The New Way: ExBI (The "Exploratory" Detective)
The authors of this paper created a new system called ExBI. Think of it not as a rigid blueprint, but as a smart, magical sandbox where you can build, break, and rebuild things instantly while the detective work happens.
Here is how it works, using simple metaphors:
1. The Hypergraph: The "Living Web"
Instead of forcing data into rigid rows and columns (like a spreadsheet), ExBI treats data like a spiderweb.
- The Analogy: Imagine a web where every node is a person, a paper, or a bank account, and the threads connecting them are relationships.
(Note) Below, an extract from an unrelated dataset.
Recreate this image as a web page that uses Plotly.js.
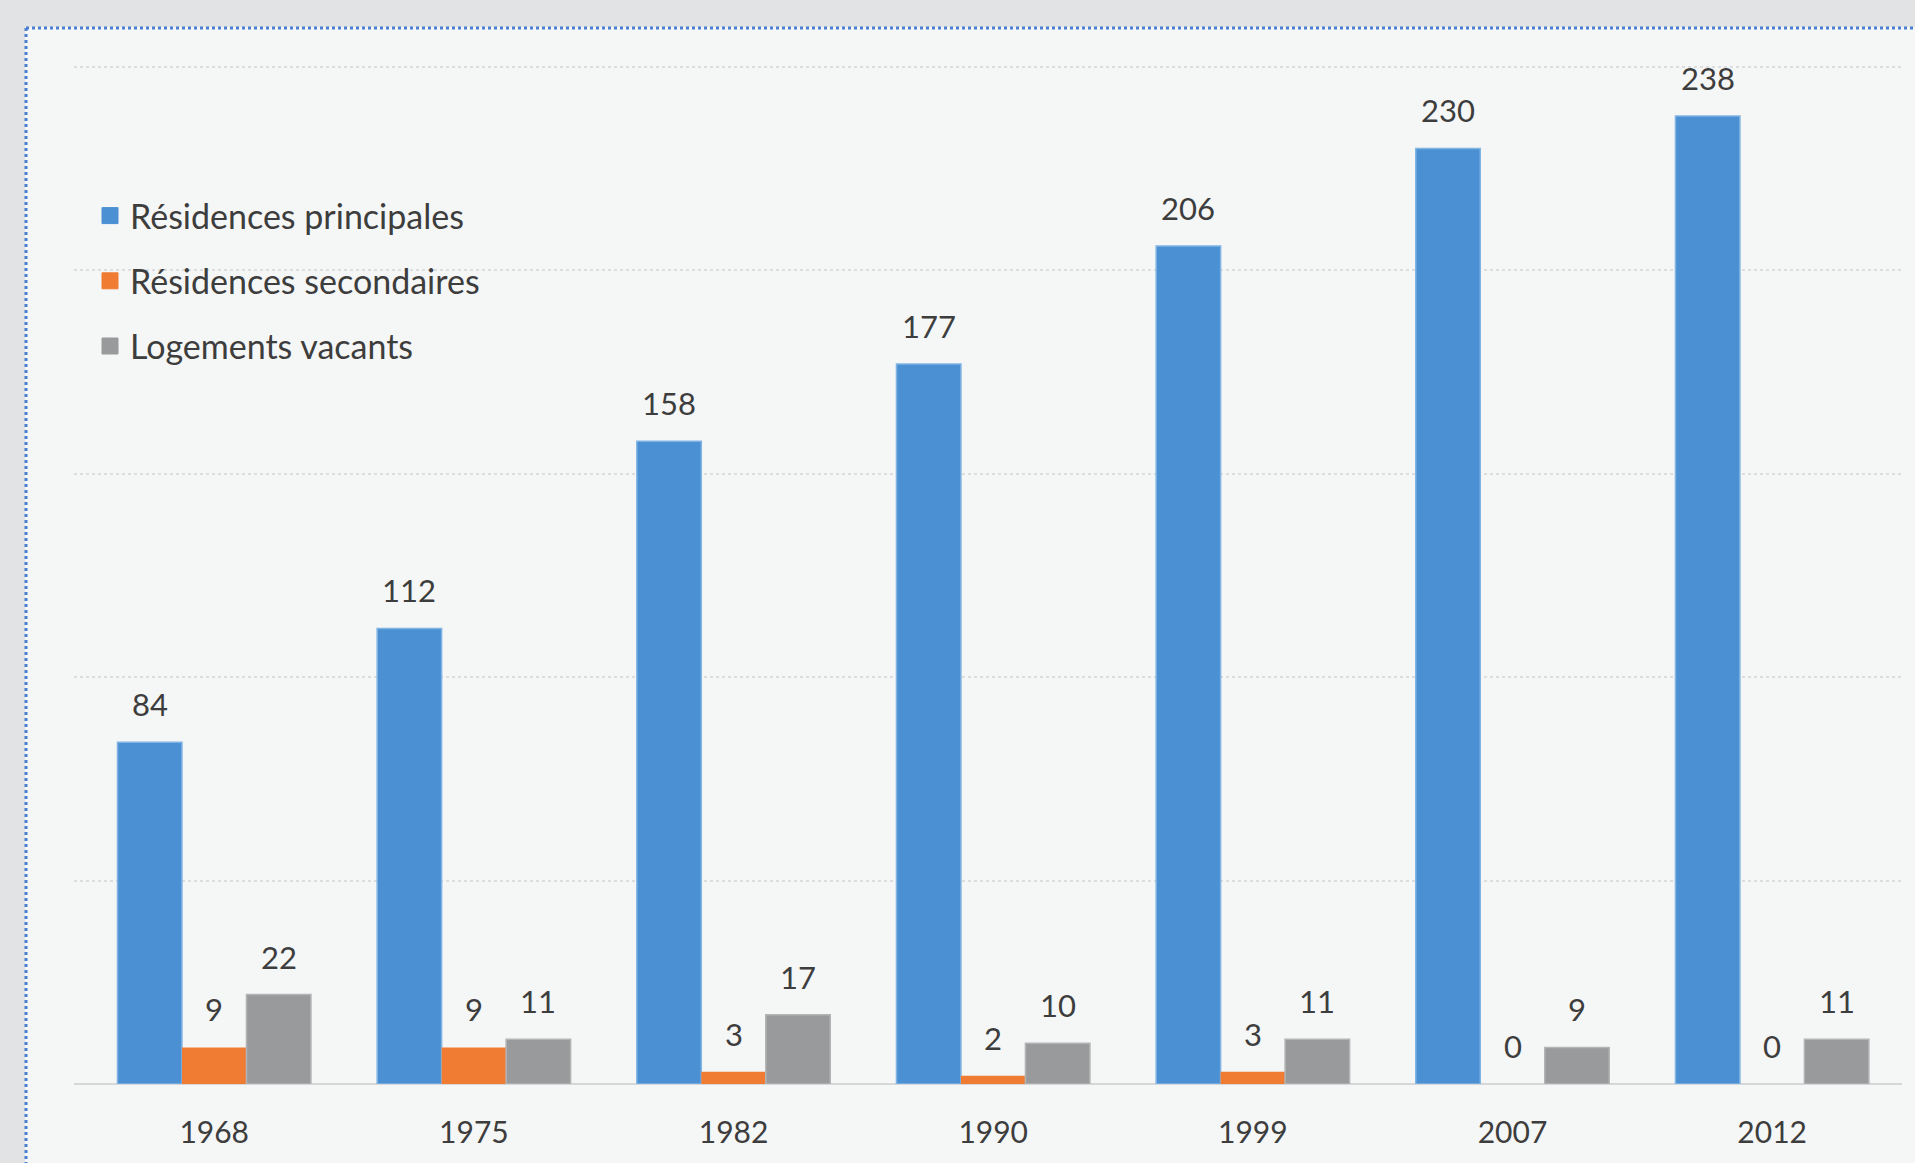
<!DOCTYPE html>
<html>
<head>
<meta charset="utf-8">
<script src="https://cdn.plot.ly/plotly-3.0.1.min.js"></script>
<style>html,body{margin:0;padding:0;background:#e2e3e5;}#chart{width:1915px;height:1163px;}</style>
</head>
<body>
<div id="chart"></div>
<script>
const years = ['1968', '1975', '1982', '1990', '1999', '2007', '2012'];
const principales = [84, 112, 158, 177, 206, 230, 238];
const secondaires = [9, 9, 3, 2, 3, 0, 0];
const vacants = [22, 11, 17, 10, 11, 9, 11];
const seriesNames = ['Résidences principales', 'Résidences secondaires', 'Logements vacants'];

const colors = ['#4b90d2', '#f07c33', '#999a9c'];
const edges = ['#80b4e4', '#f07c33', '#b3b4b6'];
const edgeWidths = [1.5, 0, 1.5];
const W = 1915, H = 1163;
const margin = {l: 74, r: 13, t: 63, b: 79, pad: 0};
const xRange = [-0.54, 6.5];
const yRange = [0, 251];
const bargap = 0.255;
const labelFont = {family: 'Lato, "Open Sans", sans-serif', size: 31, color: '#3d3d3d'};

const seriesList = [principales, secondaires, vacants];
const traces = seriesList.map((vals, i) => ({
  type: 'bar',
  name: seriesNames[i],
  x: years,
  y: vals,
  showlegend: false,
  marker: {color: colors[i], line: {color: edges[i], width: edgeWidths[i]}},
  hoverinfo: 'skip'
}));
// legend entries (larger square swatches)
seriesNames.forEach((nm, i) => {
  traces.push({
    type: 'scatter', mode: 'markers',
    name: nm, x: [years[0]], y: [null],
    legendgroup: 'g' + i,
    marker: {symbol: 'square', size: 16, color: colors[i], line: {color: colors[i], width: 1}},
    hoverinfo: 'skip'
  });
});

const plotW = W - margin.l - margin.r;
const unit = plotW / (xRange[1] - xRange[0]);
const bw = (1 - bargap) * unit / 3;
const annotations = [];
seriesList.forEach((vals, i) => {
  vals.forEach((v, j) => {
    annotations.push({
      x: j, y: v, xref: 'x', yref: 'y',
      text: String(v), showarrow: false,
      xshift: (i - 1) * bw, yshift: 38,
      yanchor: 'middle', xanchor: 'center',
      font: labelFont
    });
  });
});

const ph = H - margin.t - margin.b;
const px = p => (p - margin.l) / plotW;
const py = p => 1 - (p - margin.t) / ph;
const shapes = [
  {type: 'rect', xref: 'paper', yref: 'paper', layer: 'below',
   x0: px(25), x1: px(1920), y0: py(1170), y1: py(27),
   fillcolor: '#f5f6f6', line: {width: 0}},
  {type: 'line', xref: 'paper', yref: 'paper', layer: 'above',
   x0: px(26), x1: px(1920), y0: py(28), y1: py(28),
   line: {color: '#4a7fcf', width: 3, dash: 'dot'}},
  {type: 'line', xref: 'paper', yref: 'paper', layer: 'above',
   x0: px(26), x1: px(26), y0: py(28), y1: py(1170),
   line: {color: '#4a7fcf', width: 3, dash: 'dot'}}
];

const layout = {
  width: W, height: H,
  margin: margin,
  paper_bgcolor: '#e2e3e5',
  plot_bgcolor: 'rgba(0,0,0,0)',
  barmode: 'group',
  bargap: bargap,
  bargroupgap: 0,
  showlegend: true,
  legend: {
    x: px(90), xanchor: 'left',
    y: py(187), yanchor: 'top',
    bgcolor: 'rgba(0,0,0,0)',
    font: {family: 'Lato, "Open Sans", sans-serif', size: 34, color: '#3d3d3d'},
    tracegroupgap: 18,
    itemwidth: 30,
    traceorder: 'grouped'
  },
  xaxis: {
    type: 'category',
    range: xRange,
    showgrid: false,
    zeroline: false,
    showline: false,
    ticks: '',
    ticklabelstandoff: 28,
    tickfont: {family: 'Lato, "Open Sans", sans-serif', size: 30, color: '#3d3d3d'},
    fixedrange: true
  },
  yaxis: {
    range: yRange,
    tickvals: [0, 50, 100, 150, 200, 250],
    showticklabels: false,
    showgrid: true,
    gridcolor: '#dcdddf',
    griddash: 'dot',
    gridwidth: 2,
    zeroline: true,
    zerolinecolor: '#d6d7d9',
    zerolinewidth: 2,
    showline: false,
    ticks: '',
    fixedrange: true
  },
  shapes: shapes,
  annotations: annotations,
  font: {family: 'Lato, "Open Sans", sans-serif'}
};

Plotly.newPlot('chart', traces, layout, {displayModeBar: false});
</script>
</body>
</html>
- The Magic: In this web, you don't need to know the whole shape beforehand. You can just point to a specific pattern you want to find (e.g., "Show me all scientists connected to a specific funding source"). The system finds that pattern instantly, even if the web is huge.
2. The Operators: The "Building Blocks"
ExBI gives you three special tools to play with this web:
- Source (The Net): You cast a net with a specific shape (a query) into the web. It catches everything that fits that shape.
- Join (The Glue): You have two different webs (e.g., one about scientists, one about money). You can glue them together instantly to see new connections without rebuilding the whole thing.
- View (The Snapshot): You can take a photo of your current web state and turn it into a simple list (a table) that anyone can read.
3. The Secret Sauce: "Sampling" (The "Taste Test")
This is the most important part. Usually, to count every single grain of sand on a beach, you have to count them all one by one. That takes forever.
- The Old Way: Count every single grain of sand.
- The ExBI Way: Taste the soup.
- Imagine you are making a giant pot of soup for a million people. Do you need to taste every single spoonful to know if it's salty? No. You just take a few spoonfuls (a sample).
- ExBI uses a smart mathematical trick to take a tiny, representative "spoonful" of the data. It calculates the answer based on that small sample.
- The Result: It's 16 to 230 times faster than the old way, but the answer is still 99.7% accurate. It's like guessing the temperature of a lake by sticking your finger in one spot, rather than measuring the whole lake.
Why This Matters (The "Aha!" Moment)
In the paper's example, the detective (analyst) didn't need to know the answer upfront.
- Step 1: "Did Russian papers drop?" -> ExBI says: Yes, big drop in 2022.
- Step 2: "Was it because of money?" -> The analyst glues in the "Funding" web. ExBI says: Yes, the European Commission stopped paying.
- Step 3: "Did they stop paying Ukraine too?" -> The analyst glues in Ukraine data. ExBI says: No, they still pay Ukraine, just not Russia.
Because ExBI saves every "snapshot" of the web as you go, the analyst can jump back and forth, try different "what-if" scenarios, and reuse previous work instantly.
The Bottom Line
ExBI is like giving a detective a time machine and a magic magnifying glass.
- Time Machine: It lets you explore data iteratively without waiting days for results.
- Magic Magnifying Glass: It lets you see the big picture (the trends) by looking at just a tiny, smart sample, rather than getting lost in the details.
It turns Business Intelligence from a slow, rigid construction project into a fast, fluid, and creative exploration.